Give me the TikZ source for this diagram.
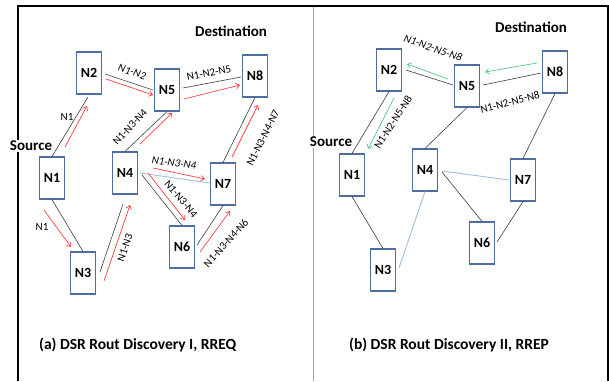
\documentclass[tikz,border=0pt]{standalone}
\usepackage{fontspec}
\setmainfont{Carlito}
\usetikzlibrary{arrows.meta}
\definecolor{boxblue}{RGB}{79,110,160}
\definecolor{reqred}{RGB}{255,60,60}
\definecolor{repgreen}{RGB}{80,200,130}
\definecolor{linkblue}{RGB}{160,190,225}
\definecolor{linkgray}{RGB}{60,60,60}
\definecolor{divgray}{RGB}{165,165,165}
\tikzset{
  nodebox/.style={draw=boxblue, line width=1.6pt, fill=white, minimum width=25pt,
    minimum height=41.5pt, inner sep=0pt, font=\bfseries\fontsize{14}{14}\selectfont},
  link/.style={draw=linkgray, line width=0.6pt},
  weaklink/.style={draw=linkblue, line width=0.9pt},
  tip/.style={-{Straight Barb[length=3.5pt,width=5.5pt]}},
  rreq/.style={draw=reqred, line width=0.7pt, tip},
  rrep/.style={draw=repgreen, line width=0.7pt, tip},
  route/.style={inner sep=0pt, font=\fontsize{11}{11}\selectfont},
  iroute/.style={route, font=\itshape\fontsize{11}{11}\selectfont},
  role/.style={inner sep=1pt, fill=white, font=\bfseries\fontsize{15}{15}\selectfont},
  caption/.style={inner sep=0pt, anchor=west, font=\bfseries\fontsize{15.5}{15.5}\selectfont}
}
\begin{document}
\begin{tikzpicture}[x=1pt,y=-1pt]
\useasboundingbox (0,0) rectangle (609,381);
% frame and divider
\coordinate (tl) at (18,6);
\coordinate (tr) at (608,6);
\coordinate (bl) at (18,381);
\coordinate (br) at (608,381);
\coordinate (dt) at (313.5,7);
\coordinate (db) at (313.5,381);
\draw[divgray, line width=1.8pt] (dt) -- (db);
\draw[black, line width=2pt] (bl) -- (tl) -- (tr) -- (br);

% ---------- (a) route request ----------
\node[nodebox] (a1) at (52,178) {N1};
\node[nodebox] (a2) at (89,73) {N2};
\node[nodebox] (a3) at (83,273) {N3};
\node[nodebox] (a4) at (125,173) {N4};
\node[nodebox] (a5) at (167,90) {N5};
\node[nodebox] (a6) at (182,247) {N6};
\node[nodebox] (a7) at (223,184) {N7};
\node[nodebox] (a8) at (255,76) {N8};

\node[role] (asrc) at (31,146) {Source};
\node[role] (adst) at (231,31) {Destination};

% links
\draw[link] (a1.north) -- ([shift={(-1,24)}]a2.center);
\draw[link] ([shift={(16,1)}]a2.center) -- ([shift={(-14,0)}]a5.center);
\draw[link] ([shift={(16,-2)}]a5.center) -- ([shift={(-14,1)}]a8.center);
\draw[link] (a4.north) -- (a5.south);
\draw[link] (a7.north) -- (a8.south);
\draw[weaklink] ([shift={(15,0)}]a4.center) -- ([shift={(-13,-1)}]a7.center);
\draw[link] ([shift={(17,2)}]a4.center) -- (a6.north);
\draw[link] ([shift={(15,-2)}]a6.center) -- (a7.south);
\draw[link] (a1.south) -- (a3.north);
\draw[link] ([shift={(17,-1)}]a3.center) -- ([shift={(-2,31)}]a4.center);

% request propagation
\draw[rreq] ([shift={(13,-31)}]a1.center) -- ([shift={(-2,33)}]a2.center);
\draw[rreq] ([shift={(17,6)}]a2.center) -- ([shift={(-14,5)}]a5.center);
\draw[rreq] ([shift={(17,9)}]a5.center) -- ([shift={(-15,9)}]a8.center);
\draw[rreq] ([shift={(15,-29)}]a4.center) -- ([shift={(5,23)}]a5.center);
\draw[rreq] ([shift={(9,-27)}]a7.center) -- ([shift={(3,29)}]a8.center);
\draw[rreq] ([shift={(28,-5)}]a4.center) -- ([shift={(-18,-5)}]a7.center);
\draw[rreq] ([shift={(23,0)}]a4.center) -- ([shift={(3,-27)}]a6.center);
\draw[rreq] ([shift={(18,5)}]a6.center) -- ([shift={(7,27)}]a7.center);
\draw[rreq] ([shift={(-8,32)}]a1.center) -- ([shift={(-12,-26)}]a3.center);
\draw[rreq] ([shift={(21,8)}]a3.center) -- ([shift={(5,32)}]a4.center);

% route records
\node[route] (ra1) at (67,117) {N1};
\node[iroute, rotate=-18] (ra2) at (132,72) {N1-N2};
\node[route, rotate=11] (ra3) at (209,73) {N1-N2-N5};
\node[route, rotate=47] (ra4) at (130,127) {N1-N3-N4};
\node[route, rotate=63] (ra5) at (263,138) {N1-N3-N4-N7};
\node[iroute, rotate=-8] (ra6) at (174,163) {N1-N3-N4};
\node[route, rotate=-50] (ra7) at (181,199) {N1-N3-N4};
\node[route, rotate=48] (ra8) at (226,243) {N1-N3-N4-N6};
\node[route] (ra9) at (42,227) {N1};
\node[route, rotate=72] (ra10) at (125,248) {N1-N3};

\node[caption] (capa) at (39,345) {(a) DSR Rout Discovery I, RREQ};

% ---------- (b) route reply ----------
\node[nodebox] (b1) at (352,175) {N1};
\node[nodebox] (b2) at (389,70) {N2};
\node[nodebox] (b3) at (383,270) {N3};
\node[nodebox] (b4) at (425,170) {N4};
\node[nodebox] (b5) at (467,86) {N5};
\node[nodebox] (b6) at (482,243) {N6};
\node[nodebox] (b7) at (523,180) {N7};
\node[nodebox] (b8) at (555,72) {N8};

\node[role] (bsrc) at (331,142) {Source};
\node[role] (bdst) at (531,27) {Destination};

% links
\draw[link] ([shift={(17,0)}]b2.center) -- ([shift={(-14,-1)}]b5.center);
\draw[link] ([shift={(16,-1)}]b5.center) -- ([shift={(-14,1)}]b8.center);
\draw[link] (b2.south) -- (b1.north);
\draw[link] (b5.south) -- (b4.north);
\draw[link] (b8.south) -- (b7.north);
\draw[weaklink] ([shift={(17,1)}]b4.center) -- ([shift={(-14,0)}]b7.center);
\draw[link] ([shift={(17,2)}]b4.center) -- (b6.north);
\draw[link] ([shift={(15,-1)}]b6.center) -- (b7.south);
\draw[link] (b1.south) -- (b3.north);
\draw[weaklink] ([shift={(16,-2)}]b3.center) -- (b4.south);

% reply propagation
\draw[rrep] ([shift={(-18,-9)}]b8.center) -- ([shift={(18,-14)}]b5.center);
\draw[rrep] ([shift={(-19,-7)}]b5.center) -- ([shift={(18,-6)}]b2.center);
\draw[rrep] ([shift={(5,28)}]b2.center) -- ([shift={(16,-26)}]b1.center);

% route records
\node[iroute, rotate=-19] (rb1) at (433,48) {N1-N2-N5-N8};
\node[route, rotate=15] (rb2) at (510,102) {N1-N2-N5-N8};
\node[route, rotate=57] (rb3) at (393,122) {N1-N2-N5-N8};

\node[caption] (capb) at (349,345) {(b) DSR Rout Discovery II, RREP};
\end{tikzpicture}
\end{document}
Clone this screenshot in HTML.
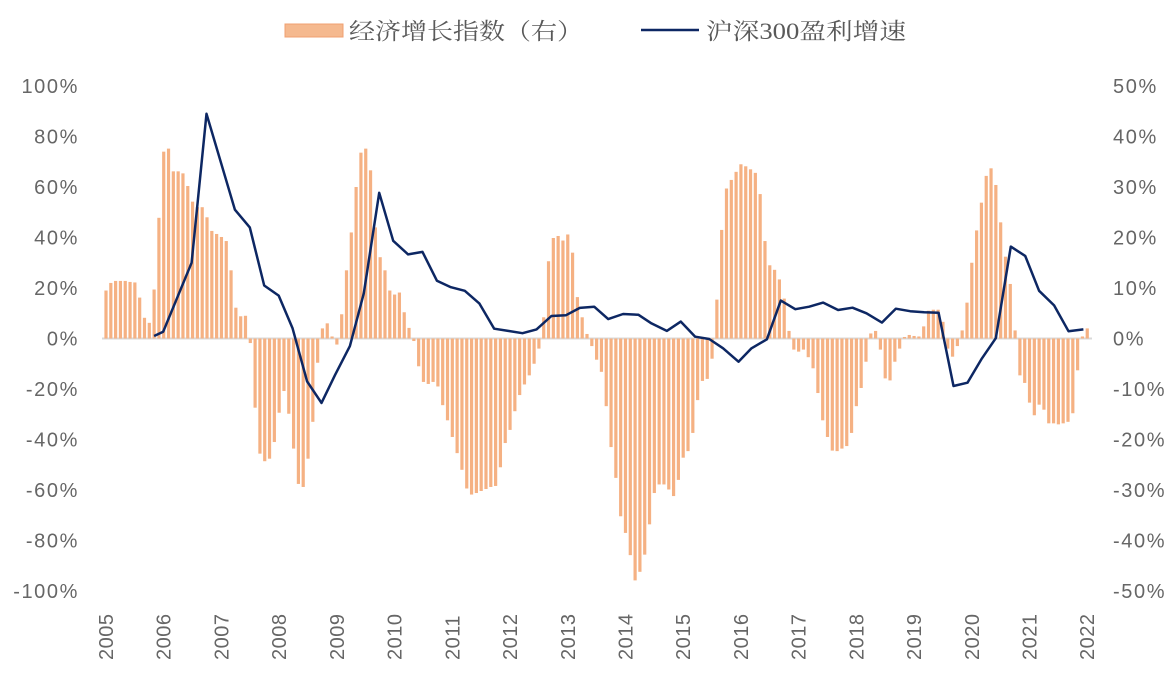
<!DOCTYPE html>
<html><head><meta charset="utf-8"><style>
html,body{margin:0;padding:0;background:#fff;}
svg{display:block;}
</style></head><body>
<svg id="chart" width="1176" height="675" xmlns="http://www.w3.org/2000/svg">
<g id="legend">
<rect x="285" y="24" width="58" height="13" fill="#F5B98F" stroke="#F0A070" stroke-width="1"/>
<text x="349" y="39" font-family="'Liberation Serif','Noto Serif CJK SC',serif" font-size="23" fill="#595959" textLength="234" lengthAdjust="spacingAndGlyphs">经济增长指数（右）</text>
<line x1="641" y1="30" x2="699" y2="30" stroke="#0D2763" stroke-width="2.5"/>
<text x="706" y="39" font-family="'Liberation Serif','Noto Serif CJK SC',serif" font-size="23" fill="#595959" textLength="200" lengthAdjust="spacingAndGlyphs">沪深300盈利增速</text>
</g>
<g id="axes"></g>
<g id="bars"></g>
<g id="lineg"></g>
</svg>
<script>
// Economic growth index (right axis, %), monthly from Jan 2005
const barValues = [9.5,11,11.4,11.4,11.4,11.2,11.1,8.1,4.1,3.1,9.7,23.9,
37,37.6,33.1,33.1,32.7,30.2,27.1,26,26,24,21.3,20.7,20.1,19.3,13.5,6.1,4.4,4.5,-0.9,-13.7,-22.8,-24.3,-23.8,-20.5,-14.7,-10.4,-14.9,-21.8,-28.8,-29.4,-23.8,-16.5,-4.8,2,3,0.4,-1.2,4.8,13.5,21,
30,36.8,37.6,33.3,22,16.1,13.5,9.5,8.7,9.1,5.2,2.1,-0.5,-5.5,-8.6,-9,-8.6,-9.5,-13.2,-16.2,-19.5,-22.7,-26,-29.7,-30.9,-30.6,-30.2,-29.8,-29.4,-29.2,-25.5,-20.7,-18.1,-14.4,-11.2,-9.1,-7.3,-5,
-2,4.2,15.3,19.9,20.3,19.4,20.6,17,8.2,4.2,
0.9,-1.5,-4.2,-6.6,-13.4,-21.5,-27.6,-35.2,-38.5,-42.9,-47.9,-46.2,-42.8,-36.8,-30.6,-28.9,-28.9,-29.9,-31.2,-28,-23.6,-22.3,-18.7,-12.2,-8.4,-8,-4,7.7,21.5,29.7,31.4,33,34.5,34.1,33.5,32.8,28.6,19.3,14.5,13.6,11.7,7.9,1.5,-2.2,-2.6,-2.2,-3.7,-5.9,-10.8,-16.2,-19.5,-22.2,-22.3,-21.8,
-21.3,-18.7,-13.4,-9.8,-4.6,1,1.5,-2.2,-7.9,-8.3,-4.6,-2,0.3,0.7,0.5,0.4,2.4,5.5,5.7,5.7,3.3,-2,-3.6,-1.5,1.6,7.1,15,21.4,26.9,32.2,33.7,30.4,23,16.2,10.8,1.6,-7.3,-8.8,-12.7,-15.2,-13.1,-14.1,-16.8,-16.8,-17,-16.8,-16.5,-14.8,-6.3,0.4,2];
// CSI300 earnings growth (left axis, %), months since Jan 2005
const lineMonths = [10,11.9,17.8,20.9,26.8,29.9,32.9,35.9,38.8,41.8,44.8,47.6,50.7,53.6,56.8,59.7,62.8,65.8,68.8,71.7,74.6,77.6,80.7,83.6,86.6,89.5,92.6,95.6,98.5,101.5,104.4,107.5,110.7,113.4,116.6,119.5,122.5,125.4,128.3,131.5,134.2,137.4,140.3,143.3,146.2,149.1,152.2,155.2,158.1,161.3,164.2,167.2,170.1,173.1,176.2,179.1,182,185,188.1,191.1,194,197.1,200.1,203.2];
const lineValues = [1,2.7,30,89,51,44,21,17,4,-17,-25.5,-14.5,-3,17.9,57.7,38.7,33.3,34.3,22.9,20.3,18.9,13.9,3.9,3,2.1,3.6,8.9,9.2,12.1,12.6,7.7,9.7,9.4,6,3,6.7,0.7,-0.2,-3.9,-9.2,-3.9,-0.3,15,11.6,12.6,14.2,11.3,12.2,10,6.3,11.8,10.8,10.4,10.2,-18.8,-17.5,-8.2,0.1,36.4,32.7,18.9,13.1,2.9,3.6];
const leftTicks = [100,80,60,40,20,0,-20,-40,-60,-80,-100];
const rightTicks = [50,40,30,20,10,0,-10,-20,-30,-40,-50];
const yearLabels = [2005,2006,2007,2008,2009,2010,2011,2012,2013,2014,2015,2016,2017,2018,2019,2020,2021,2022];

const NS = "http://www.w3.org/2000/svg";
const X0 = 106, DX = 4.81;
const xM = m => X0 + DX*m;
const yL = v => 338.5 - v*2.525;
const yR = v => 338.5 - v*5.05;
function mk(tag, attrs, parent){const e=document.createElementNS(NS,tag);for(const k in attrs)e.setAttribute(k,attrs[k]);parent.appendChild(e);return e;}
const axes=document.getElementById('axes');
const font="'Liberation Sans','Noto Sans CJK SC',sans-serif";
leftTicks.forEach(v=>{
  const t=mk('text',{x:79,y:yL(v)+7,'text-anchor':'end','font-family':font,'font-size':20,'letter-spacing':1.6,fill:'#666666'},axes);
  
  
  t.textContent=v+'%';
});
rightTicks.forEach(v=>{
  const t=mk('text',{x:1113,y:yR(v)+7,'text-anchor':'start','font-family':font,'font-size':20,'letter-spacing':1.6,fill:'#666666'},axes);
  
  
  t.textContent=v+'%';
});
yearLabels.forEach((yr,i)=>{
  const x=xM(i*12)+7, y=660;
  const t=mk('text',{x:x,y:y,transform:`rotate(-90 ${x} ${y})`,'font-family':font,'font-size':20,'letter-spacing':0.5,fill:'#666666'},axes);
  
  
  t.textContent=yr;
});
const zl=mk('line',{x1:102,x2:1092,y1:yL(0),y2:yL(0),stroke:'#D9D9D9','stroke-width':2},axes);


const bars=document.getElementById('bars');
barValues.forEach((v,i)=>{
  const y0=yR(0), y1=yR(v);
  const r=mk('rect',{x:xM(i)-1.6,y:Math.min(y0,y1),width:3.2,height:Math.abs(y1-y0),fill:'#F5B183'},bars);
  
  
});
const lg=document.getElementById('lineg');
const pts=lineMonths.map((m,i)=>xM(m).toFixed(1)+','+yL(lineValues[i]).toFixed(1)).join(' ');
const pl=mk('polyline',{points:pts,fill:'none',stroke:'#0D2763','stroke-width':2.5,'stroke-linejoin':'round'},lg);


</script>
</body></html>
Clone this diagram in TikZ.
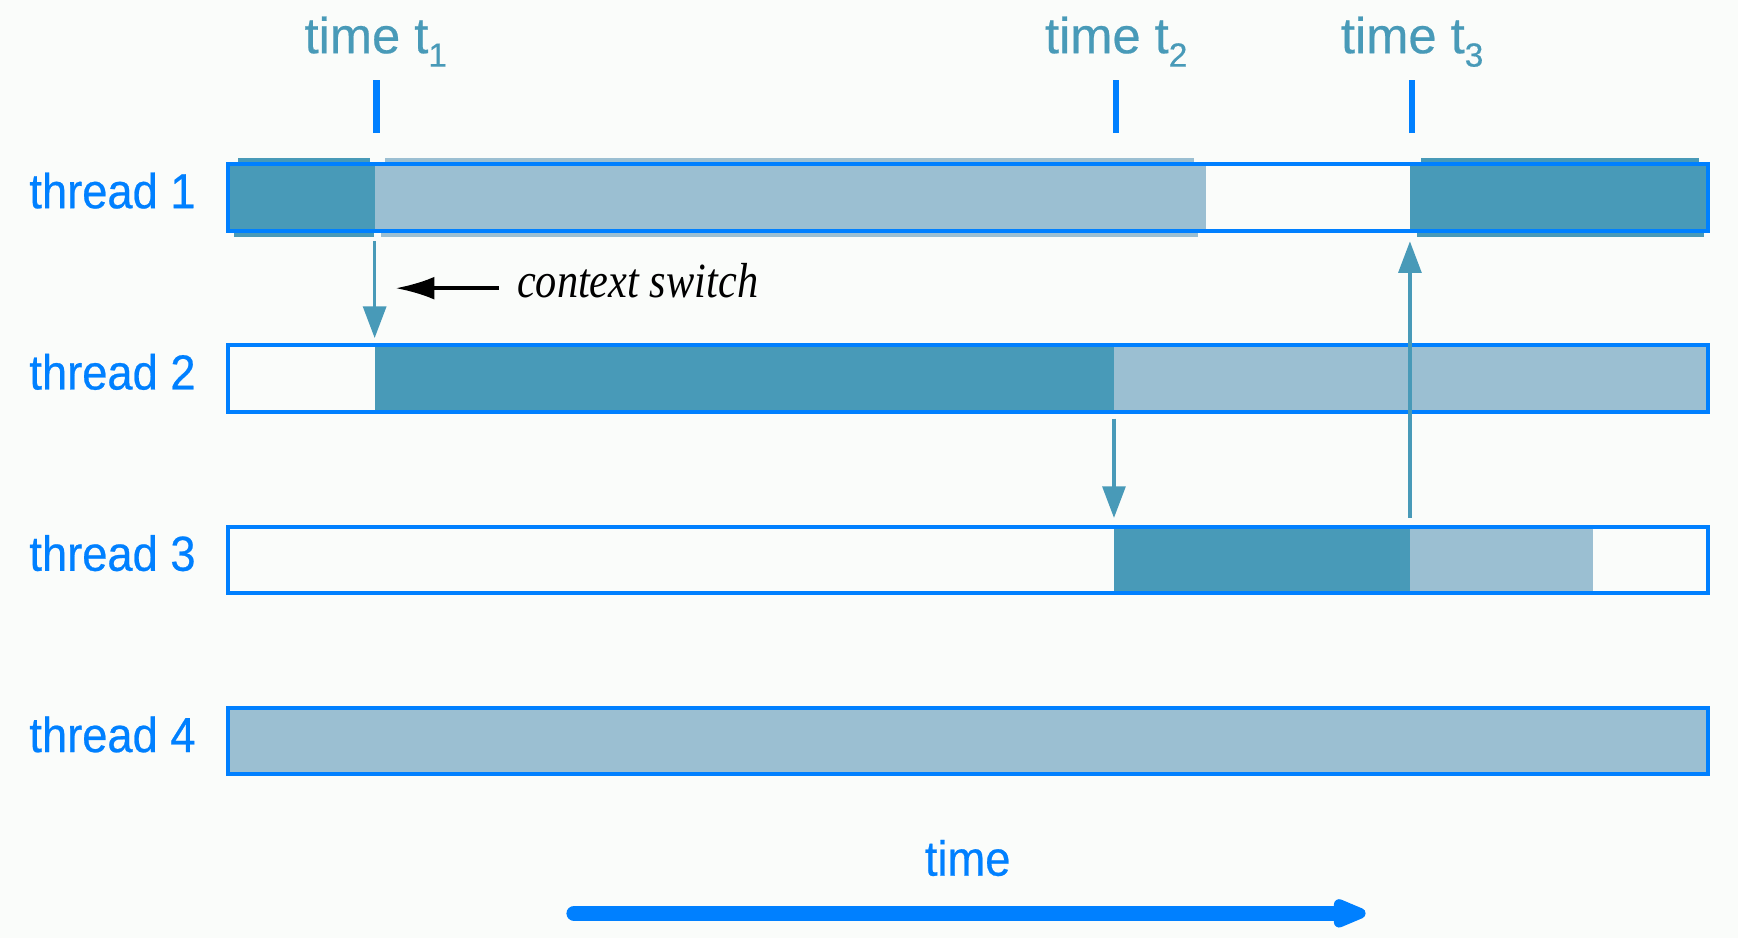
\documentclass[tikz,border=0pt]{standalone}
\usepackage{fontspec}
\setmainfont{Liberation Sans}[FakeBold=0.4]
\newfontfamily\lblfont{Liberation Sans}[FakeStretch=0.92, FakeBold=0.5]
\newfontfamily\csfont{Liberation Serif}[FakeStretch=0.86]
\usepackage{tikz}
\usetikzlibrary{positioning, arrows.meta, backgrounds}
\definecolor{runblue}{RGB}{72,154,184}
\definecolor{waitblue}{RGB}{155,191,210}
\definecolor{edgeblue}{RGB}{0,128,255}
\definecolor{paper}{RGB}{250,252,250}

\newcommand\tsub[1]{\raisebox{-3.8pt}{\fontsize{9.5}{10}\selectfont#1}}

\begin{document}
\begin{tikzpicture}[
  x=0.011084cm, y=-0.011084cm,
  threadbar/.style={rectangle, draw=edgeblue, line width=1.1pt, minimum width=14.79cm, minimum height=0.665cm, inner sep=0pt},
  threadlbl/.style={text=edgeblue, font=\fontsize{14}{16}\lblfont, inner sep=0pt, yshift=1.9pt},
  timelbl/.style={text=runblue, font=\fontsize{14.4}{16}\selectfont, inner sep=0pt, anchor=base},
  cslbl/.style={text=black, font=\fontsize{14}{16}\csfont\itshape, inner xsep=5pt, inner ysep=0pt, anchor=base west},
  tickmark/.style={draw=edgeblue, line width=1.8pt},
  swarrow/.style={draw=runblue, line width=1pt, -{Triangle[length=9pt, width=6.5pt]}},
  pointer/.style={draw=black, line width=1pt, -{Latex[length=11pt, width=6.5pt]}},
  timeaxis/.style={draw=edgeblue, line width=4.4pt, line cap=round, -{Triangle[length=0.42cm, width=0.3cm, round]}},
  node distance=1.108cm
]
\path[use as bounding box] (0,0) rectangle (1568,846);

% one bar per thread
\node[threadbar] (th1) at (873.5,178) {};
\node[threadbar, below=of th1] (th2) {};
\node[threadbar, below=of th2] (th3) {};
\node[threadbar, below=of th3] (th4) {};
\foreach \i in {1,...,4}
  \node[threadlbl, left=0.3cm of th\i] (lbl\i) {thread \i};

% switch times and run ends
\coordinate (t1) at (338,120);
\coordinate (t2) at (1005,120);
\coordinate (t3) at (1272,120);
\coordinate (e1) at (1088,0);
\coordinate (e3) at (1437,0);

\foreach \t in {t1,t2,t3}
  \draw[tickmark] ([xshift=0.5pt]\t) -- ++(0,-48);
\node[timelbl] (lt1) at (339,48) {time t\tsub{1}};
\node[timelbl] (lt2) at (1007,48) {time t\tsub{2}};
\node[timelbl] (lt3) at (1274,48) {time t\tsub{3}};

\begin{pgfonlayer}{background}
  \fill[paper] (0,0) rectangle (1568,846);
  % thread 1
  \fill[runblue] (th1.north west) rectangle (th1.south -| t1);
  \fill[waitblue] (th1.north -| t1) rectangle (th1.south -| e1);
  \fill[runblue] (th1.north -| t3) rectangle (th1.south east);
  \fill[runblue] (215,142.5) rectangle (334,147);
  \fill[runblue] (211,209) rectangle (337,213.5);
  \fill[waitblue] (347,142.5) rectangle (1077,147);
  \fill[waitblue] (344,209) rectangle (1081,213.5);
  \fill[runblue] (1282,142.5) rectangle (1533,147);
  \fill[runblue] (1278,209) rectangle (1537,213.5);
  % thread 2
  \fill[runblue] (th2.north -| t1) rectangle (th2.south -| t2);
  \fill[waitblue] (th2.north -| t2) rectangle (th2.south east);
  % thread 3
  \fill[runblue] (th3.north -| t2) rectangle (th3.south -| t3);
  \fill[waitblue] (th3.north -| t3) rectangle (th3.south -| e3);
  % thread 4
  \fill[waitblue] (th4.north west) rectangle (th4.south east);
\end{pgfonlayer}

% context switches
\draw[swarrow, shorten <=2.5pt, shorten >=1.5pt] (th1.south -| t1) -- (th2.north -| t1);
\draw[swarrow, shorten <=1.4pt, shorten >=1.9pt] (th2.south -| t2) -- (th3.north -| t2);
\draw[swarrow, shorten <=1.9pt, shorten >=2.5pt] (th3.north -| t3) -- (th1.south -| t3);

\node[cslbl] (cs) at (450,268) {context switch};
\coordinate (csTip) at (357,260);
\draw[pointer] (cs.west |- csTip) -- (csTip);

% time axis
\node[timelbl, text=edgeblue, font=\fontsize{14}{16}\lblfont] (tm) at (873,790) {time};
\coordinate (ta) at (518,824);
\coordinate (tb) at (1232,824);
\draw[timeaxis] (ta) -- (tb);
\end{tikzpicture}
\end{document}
··········
* **Exercise aim**: Write out every line from the entries where "Clone" appears.

* **The completed task**:
Clone this screenshot in HTML.
Clone this diagram in TikZ.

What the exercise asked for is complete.